Thursday, October 09, 2008

PEGGY BATES: BARACHOIS







October 16 – November 9, 2008
Opens Thursday, October 16, 6-9 PM

GALLERY THOMAS JAECKEL
532 West 25th Street, 2nd floor
New York, New York 10001


Thomas Jaeckel and David Gibson are proud to present “Barachois” a series of new paintings by Peggy Bates in which the artist continues her fascination with the signification and expressivity of organic form as a direct charismatic link to the natural world. Her most recent body of work has taken on a chromatic tone of coolness which ranges from the icy blue associated with the first days of a new winter season, to day-glo yellow and fuschia, purple, aquamarine, and sea green. The forms which appear in this work are characterized by a scriptlike furtiveness, in which broad swaths of bright colors wade amid a light blue background, just like the eddies of tides which are caught against the sandbars of tidal pools before being swept out to sea. But despite their sensitive chromatic touch, and the antic forms in their foreground, they are characterized by a sense of aesthetic polarity suggesting chiaroscuro. Beyond the demonstrative flow of her marks, there is an intimation that Bates is exploring new ways to signify form, and her new gestures suggest hieroglyphics, LED signals on heart monitors or lie detectors, or brightly colored flags waving in a fresh wind.

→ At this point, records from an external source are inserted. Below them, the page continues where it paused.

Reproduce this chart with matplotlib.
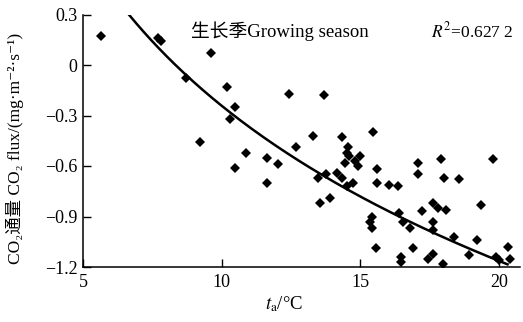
import numpy as np
import matplotlib
matplotlib.use('Agg')
import matplotlib.pyplot as plt

# Data: air temperature (C) vs CO2 flux
ta = [5.65, 7.7, 7.8, 9.6, 8.7, 10.2, 10.48, 10.3, 9.2, 10.88, 10.48,
      11.63, 12.03, 11.63, 12.43, 13.69, 13.29, 12.68, 14.34, 15.45,
      14.55, 14.6, 15.0, 14.8, 14.45, 14.5, 14.9, 13.47, 13.76, 14.16,
      14.34, 14.73, 14.5, 13.54, 13.9, 15.6, 15.6, 16.03, 16.36, 17.08,
      17.08, 17.9, 18.0, 18.55, 19.78, 19.35, 17.6, 18.09, 17.22, 17.8,
      15.42, 15.35, 15.42, 16.4, 16.55, 16.8, 17.6, 17.6, 18.37, 19.2,
      15.56, 16.9, 17.6, 17.44, 16.46, 16.46, 17.98, 18.9, 19.9, 20.32,
      20.4, 20.0]
flux = [0.17, 0.16, 0.14, 0.07, -0.08, -0.13, -0.25, -0.32, -0.46, -0.52, -0.61,
        -0.55, -0.59, -0.70, -0.17, -0.18, -0.42, -0.49, -0.43, -0.40,
        -0.49, -0.54, -0.54, -0.57, -0.58, -0.52, -0.60, -0.67, -0.65, -0.64,
        -0.67, -0.70, -0.72, -0.82, -0.79, -0.62, -0.70, -0.71, -0.72, -0.58,
        -0.65, -0.56, -0.67, -0.68, -0.56, -0.83, -0.82, -0.86, -0.87, -0.85,
        -0.90, -0.93, -0.97, -0.88, -0.93, -0.97, -0.93, -0.98, -1.02, -1.04,
        -1.09, -1.09, -1.12, -1.15, -1.14, -1.17, -1.18, -1.13, -1.14, -1.08,
        -1.15, -1.16]

# fitted curve y = a + b*ln(x)
fit_a = 2.82
fit_b = -1.33
fit_x0, fit_x1 = 6.64, 20.3

xticks = [5, 10, 15, 20]
yticks = [0.3, 0, -0.3, -0.6, -0.9, -1.2]
ytick_labels = ['0.3', '0', '\u22120.3', '\u22120.6', '\u22120.9', '\u22121.2']

serif = ['Liberation Serif', 'Noto Sans CJK SC', 'DejaVu Serif']
plt.rcParams['font.family'] = serif
plt.rcParams['mathtext.fontset'] = 'stix'
plt.rcParams['font.size'] = 12

fig = plt.figure(figsize=(5.23, 3.22), dpi=100)
ax = fig.add_axes([83/523, 1 - 267/322, (520 - 83)/523, (267 - 14.5)/322])

ax.plot(ta, flux, 'D', color='black', ms=5.5, mew=0)
xf = np.linspace(fit_x0, fit_x1, 200)
ax.plot(xf, fit_a + fit_b*np.log(xf), color='black', lw=1.8)

ax.set_xlim(5, 20.75)
ax.set_ylim(-1.2, 0.3)
ax.set_xticks(xticks)
ax.set_yticks(yticks)
ax.set_yticklabels(ytick_labels)
ax.tick_params(direction='in', length=6, width=1, labelsize=13)
ax.tick_params(axis='x', pad=5)
ax.tick_params(axis='y', pad=4)
for s in ['top', 'right']:
    ax.spines[s].set_visible(False)
for s in ['left', 'bottom']:
    ax.spines[s].set_linewidth(1.1)

ax.set_ylabel('CO\u2082通量 CO\u2082 flux/(mg\u00b7m\u207b\u00b2\u00b7s\u207b\u00b9)', fontsize=12.5)
ax.yaxis.set_label_coords(-0.135, 0.47)
ax.set_xlabel('$t_\\mathrm{a}$/\u00b0C', fontsize=13.5)
ax.xaxis.set_label_coords(0.46, -0.11)

ax.text(8.9, 0.2, '生长季Growing season', fontsize=13.5, va='center')
ax.text(17.55, 0.2, r'$R^2$=0.627 2', fontsize=12.5, va='center')

fig.savefig('out.png', dpi=100)
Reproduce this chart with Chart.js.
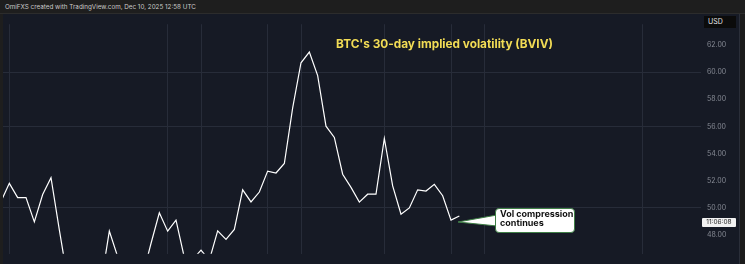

The source for Bates's art lies in a desire to embrace landscape within contemporary culture. She explores notions of travel, dislocation, and the human desire to traverse through paintings that reflect places she's visited. To create the works, Bates relies on memory, sensory recollection, and ephemera that she collects along the way. Her usual focus is the peculiarities of each location's topography and the boundaries between land and bodies of water. What resonates in Bates's paintings is an underlying emotional relationship between exterior landscapes and the impressions of the human interior. Reflections of travel are captured in the flow of paint, its direction determined by real or imagined experience. To create the pieces, she pours liquid paint in layers on the canvas, a process that involves a continuous interplay of manipulation and chance. The paintings develop into an arrangement of metaphorical elements: sensual, surrealistic shapes, sometimes in highly charged hues; soft, floating masses; or large pools of paint spilled across the ground. Perception is exaggerated in an organic play of paint as shapes and forms are stretched and pulled. To create the pieces, Bates considers both details observed during her travels and factual details from maps of each location, setting off the experience of the personal with cultural data. Each painting is titled with the name of the place that was its inspiration. Bates encourages viewers to uncover their own sense of the power of fantasy and dream through an exploration of the work.